INFORMATION GIVEN:
╔══

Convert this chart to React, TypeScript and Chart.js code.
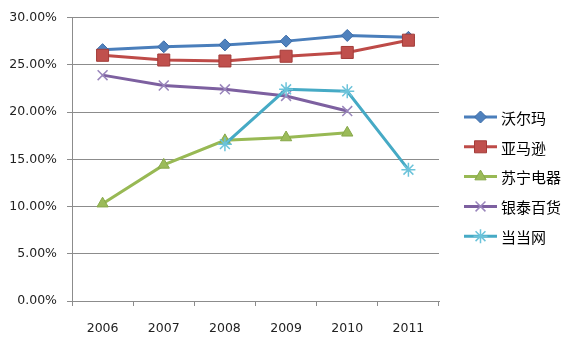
import React, { useEffect, useRef } from 'react';
import { Chart, registerables } from 'chart.js';
import { drawPoint } from 'chart.js/helpers';

Chart.register(...registerables);

const years = ['2006', '2007', '2008', '2009', '2010', '2011'];
const walmart = [0.266, 0.269, 0.271, 0.275, 0.281, 0.279];
const amazon = [0.260, 0.255, 0.254, 0.259, 0.263, 0.276];
const suning = [0.103, 0.144, 0.170, 0.173, 0.178, null];
const yintai = [0.239, 0.228, 0.224, 0.217, 0.201, null];
const dangdang = [null, null, 0.166, 0.224, 0.222, 0.139];
const seriesNames = ['沃尔玛', '亚马逊', '苏宁电器', '银泰百货', '当当网'];
const yMin = 0;
const yMax = 0.3;
const yStep = 0.05;

const lineColors = ['#4A7EBB', '#BE4B48', '#98B954', '#7D60A0', '#46AAC5'];
const markerFill = ['#4F81BD', '#C0504D', '#9BBB59', '#8064A2', '#4BACC6'];
const markerBorder = ['#3C6CA8', '#A33C39', '#87A84A', '#9A86BC', '#6CC3DA'];
const markerStyles = ['rectRot', 'rect', 'triangle', 'crossRot', 'star'];
const markerRadius = [6, 8.5, 6.5, 7, 7];

const legendPlugin = {
  id: 'sideLegend',
  afterDraw(chart: any) {
    const ctx = chart.ctx;
    const x0 = 464;
    const x1 = 497;
    const top = 117;
    const gap = 29.8;
    chart.data.datasets.forEach((ds: any, i: number) => {
      const y = top + i * gap;
      ctx.save();
      ctx.strokeStyle = ds.borderColor;
      ctx.lineWidth = 3;
      ctx.beginPath();
      ctx.moveTo(x0, y);
      ctx.lineTo(x1, y);
      ctx.stroke();
      ctx.fillStyle = ds.pointBackgroundColor;
      ctx.strokeStyle = ds.pointBorderColor;
      ctx.lineWidth = ds.pointBorderWidth;
      drawPoint(ctx, { pointStyle: ds.pointStyle, radius: ds.pointRadius, rotation: 0, borderWidth: ds.pointBorderWidth }, (x0 + x1) / 2, y);
      ctx.fillStyle = '#000';
      ctx.font = '15px "Noto Sans CJK SC", sans-serif';
      ctx.textBaseline = 'middle';
      ctx.textAlign = 'left';
      ctx.fillText(ds.label, 501, y + 1);
      ctx.restore();
    });
  },
};

export default function App() {
  const ref = useRef<HTMLCanvasElement>(null);
  useEffect(() => {
    if (!ref.current) return;
    const values = [walmart, amazon, suning, yintai, dangdang];
    const chart = new Chart(ref.current, {
      type: 'line',
      data: {
        labels: years,
        datasets: values.map((v, i) => ({
          label: seriesNames[i],
          data: v,
          borderColor: lineColors[i],
          borderWidth: 3,
          backgroundColor: markerFill[i],
          pointBackgroundColor: markerFill[i],
          pointBorderColor: i >= 3 ? markerBorder[i] : markerBorder[i],
          pointBorderWidth: i >= 3 ? 1.5 : 1,
          pointStyle: markerStyles[i] as any,
          pointRadius: markerRadius[i],
          spanGaps: false,
          tension: 0,
          order: 5 - i,
        })),
      },
      options: {
        responsive: false,
        animation: false,
        layout: { padding: { top: 16, right: 137, bottom: 0, left: 0 } },
        plugins: { legend: { display: false }, tooltip: { enabled: false } },
        scales: {
          x: {
            offset: true,
            afterFit: (s: any) => { s.height = 52; },
            grid: { offset: true, drawOnChartArea: false, drawTicks: true, tickLength: 5, color: '#8C8C8C' },
            border: { display: true, color: '#8C8C8C', width: 1 },
            ticks: {
              padding: 15,
              color: '#222',
              font: { family: '"DejaVu Sans", sans-serif', size: 12.5 },
              maxRotation: 0,
            },
          },
          y: {
            min: yMin,
            max: yMax,
            afterFit: (s: any) => { s.width = 72; },
            grid: { color: '#8C8C8C', tickLength: 5, drawTicks: true },
            border: { display: true, color: '#8C8C8C', width: 1 },
            ticks: {
              stepSize: yStep,
              padding: 10,
              color: '#222',
              font: { family: '"DejaVu Sans", sans-serif', size: 12.5 },
              callback: (v: any) => (Number(v) * 100).toFixed(2) + '%',
            },
          },
        },
      },
      plugins: [legendPlugin],
    });
    return () => chart.destroy();
  }, []);
  return (
    <div style={{ position: 'absolute', left: 0, top: 0, width: 576, height: 353, background: '#fff' }}>
      <canvas ref={ref} width={576} height={353} />
    </div>
  );
}
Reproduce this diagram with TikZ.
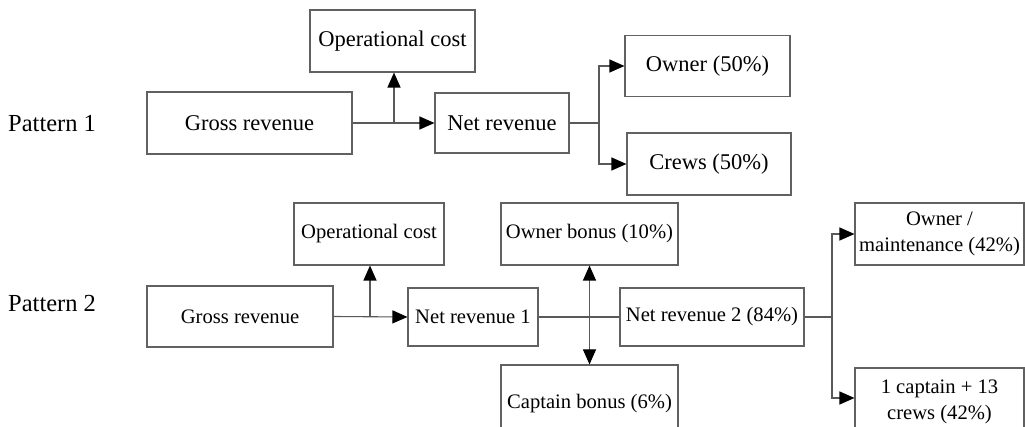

╚══

EXERCISE: Set down the records above word for word, from the first line through the line containing "Chart.register(...registerables);", both included; leave out the pictures.

SOLUTION TO THE EXERCISE:
Convert this chart to React, TypeScript and Chart.js code.
import React, { useEffect, useRef } from 'react';
import { Chart, registerables } from 'chart.js';
import { drawPoint } from 'chart.js/helpers';

Chart.register(...registerables);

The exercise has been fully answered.